Monday, Mar. 01, 1954
Seven Months' War
In a five-room apartment in Chicago's Trumbull Park Homes, a public housing project, a grey-haired police captain sat one night last week with two lieutenants, a squad of sergeants and a radio operator, taking walkie-talkie calls from patrolmen stationed for blocks around. The radio crackled: "Post No. 3 reporting, 9:30 p.m. All is peaceful." This reassuring word came from the street outside 10630 South Bensley, where six cops sat in a tin shack, a hole in its roof covered by an old dishpan, warming themselves at a portable stove and ignoring the shrill profanity of a gang of teen-agers across the street. If Post No. 3 had reported trouble (as it sometimes did), hundreds of additional policemen would have been rushed to the scene. But this was a quiet night in Trumbull Park's seven months of racial conflict.
The Beginning.

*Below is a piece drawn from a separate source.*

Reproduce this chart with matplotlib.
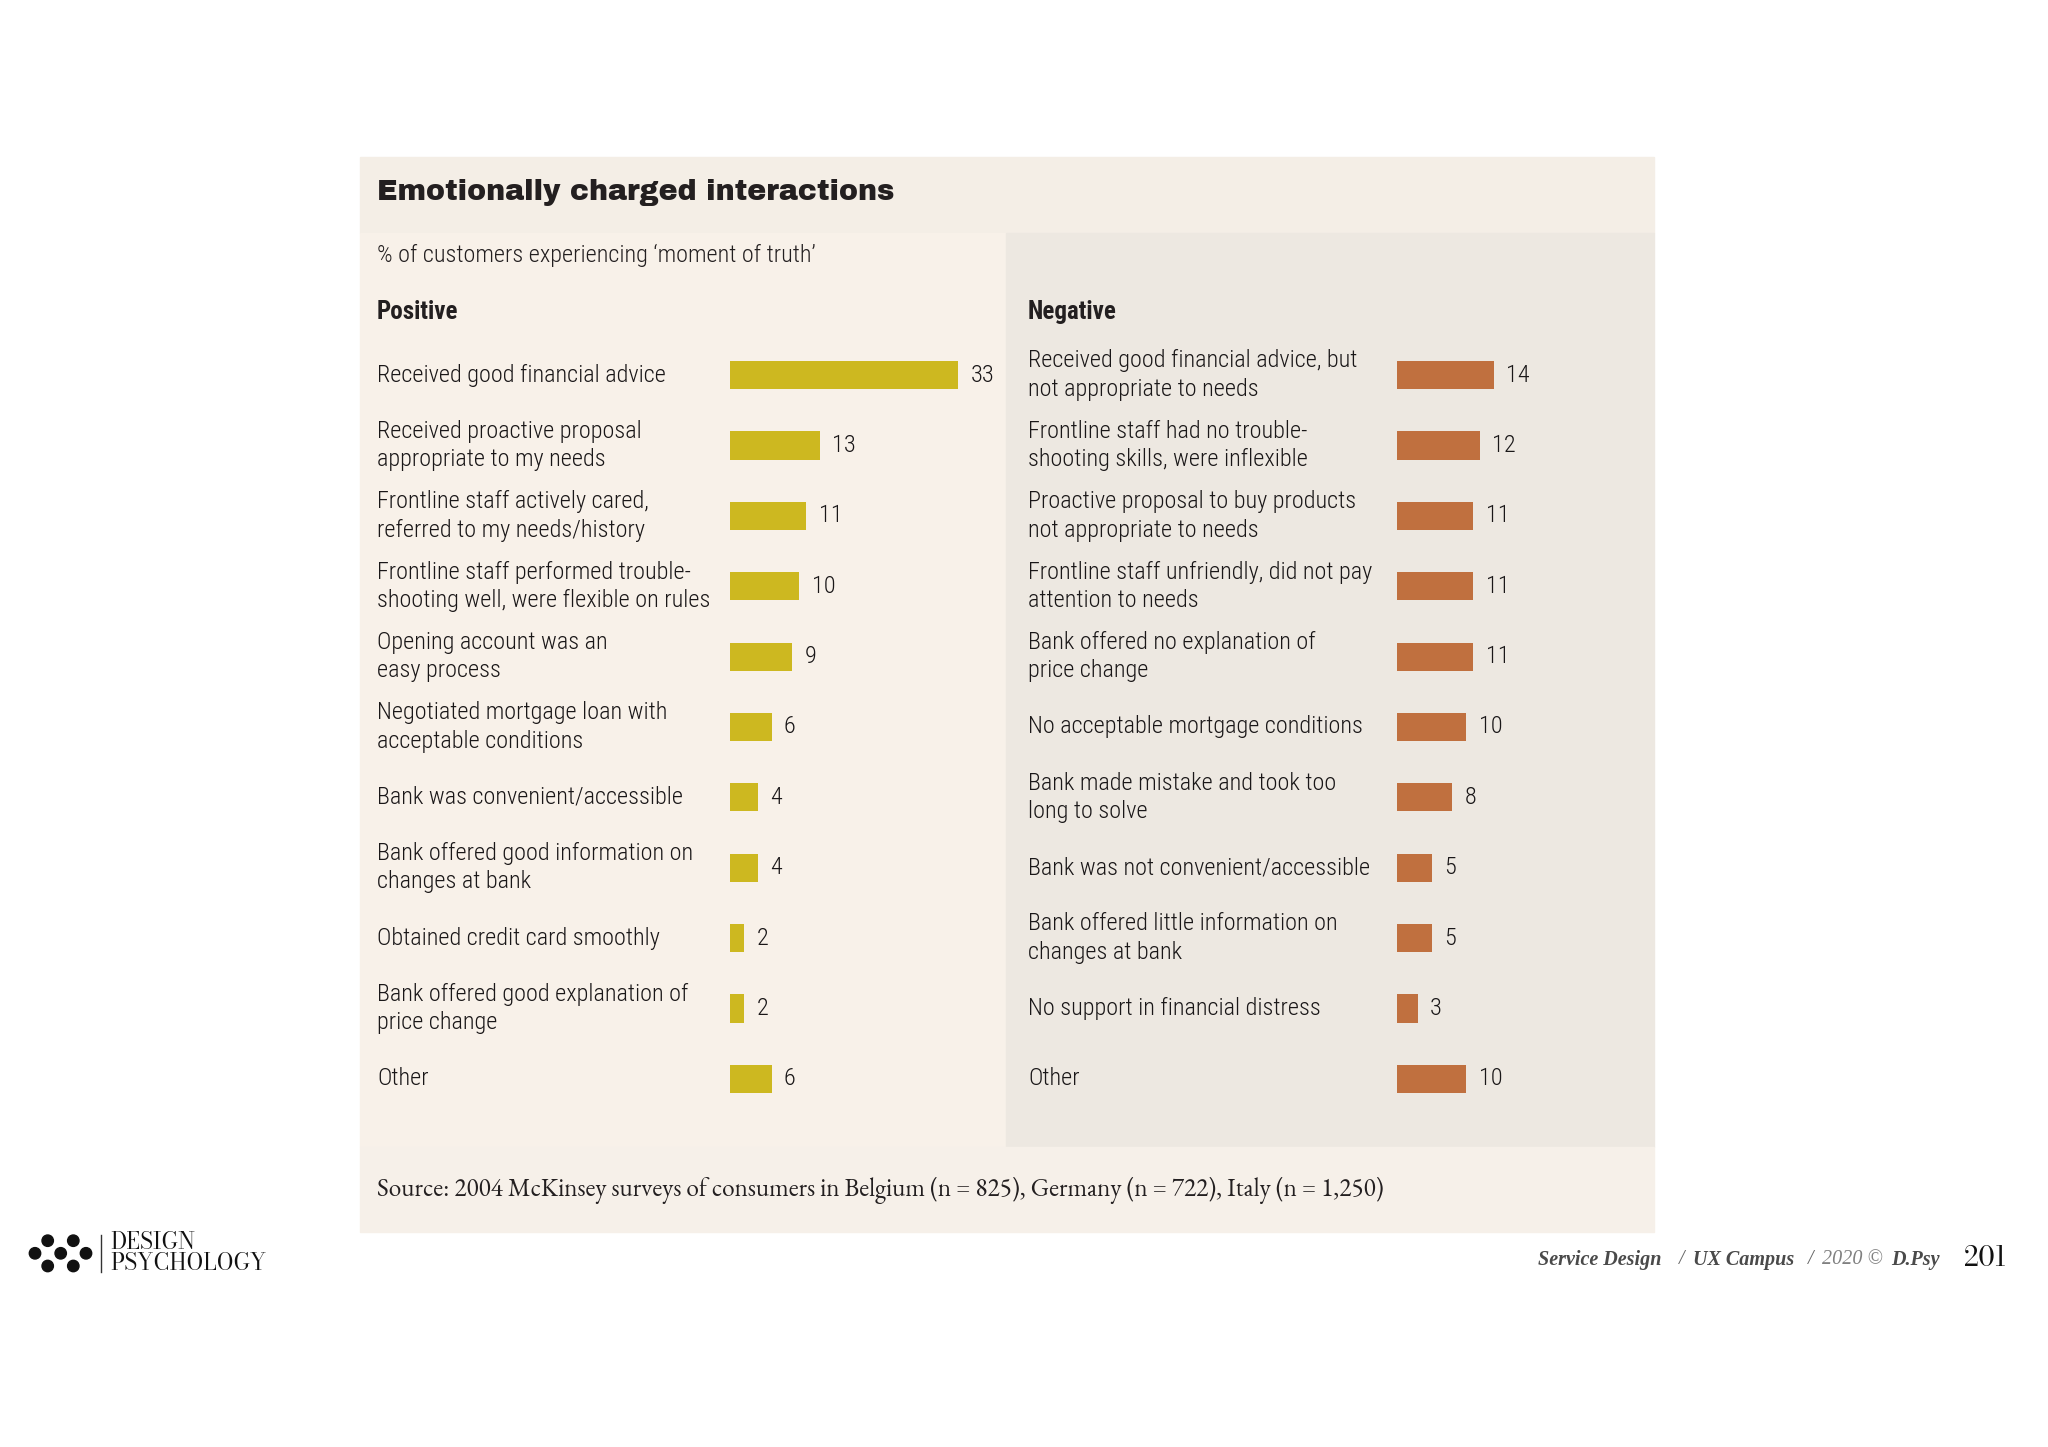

No light came from the windows of an apartment at 10630 South Bensley; none has for months. But there were people there. Behind the plywood barrier set up to protect them from bricks and stones were Donald Howard, his wife and their two small children, going about their nightly routine, dinner, the television, bedtime for the kids. So they have been living for many weeks. The Howards are Negroes, the first of their race to become tenants in Trumbull Park. They got the apartment last summer partly because a state law forbids discrimination in public housing, partly because their name had moved to the head of the list of applicants--and mostly because Mrs. Howard, who signed the lease, is so light-skinned that the clerk did not recognize her as a Negro.
The Howards' first few days in Trumbull Park were without incident. Then, one Wednesday night as 25-year-old Don Howard sat with his son and daughter in the living room, a paving block crashed through the front window. That was the beginning. In the following weeks, more windows were smashed; sulphur stink bombs were hurled into the apartment; effigies of Negroes blazed on street corners; two neighborhood stores which sold to Negro customers were set afire; scores of fires have been set on the property of whites who refused to join the campaign to force the Negroes out; ten ugly crowds of up to 1,000 people were dispersed by police. As many as 1,000 cops have been on around-the-clock duty in the Trumbull Park area ever since.
The Churchgoers. Five other Negro families have since moved into the development, but the Howards bear the brunt of mob hatred. Whenever Don Howard leaves the apartment house, he gets into a paddy wagon and, with a police escort, is taken to a safe area to board his bus. The route is changed every day. But violence continues. Last month, as Betty Howard, 22, left the 11:30 Mass at St. Kevin's Church, some 40 people congregated outside, most of them also coming from the services. The group shouted insults and threats, and six shrieking women followed Mrs. Howard all the way home, throwing small stones at her.
Early last week, about 500 men, women & children, some of them armed with bricks and clubs, gathered near the Howard apartment. In the ensuing riot, four policemen and a six-year-old boy were injured. The police staunchly continue to protect the Negroes, although the huge details assigned to Trumbull Park mean that other areas of the city are going without adequate police protection. No real effort is made to punish rioters. Police make few arrests because, they say, magistrates (only two persons were charged with disorderly conduct in last week's riot) afraid of political reprisals will not take a firm line against the white demonstrators.
The trouble is not confined to Trumbull Park; it extends throughout the grimy steel district which surrounds the project. Last week a petition signed by 17,000 South Side residents was presented to city officials. It asked that police protection to persons moving into new homes be limited to the first 24 hours regardless of "the race, the color or the creed." Even on last week's quiet night, teen-agers skulked in the lot across from the Howard apartment. Growled a cop to a young tough: "Why aren't you home watching Arthur Godfrey?" The youth spat on the sidewalk. Said he: "It's a free country, isn't it?"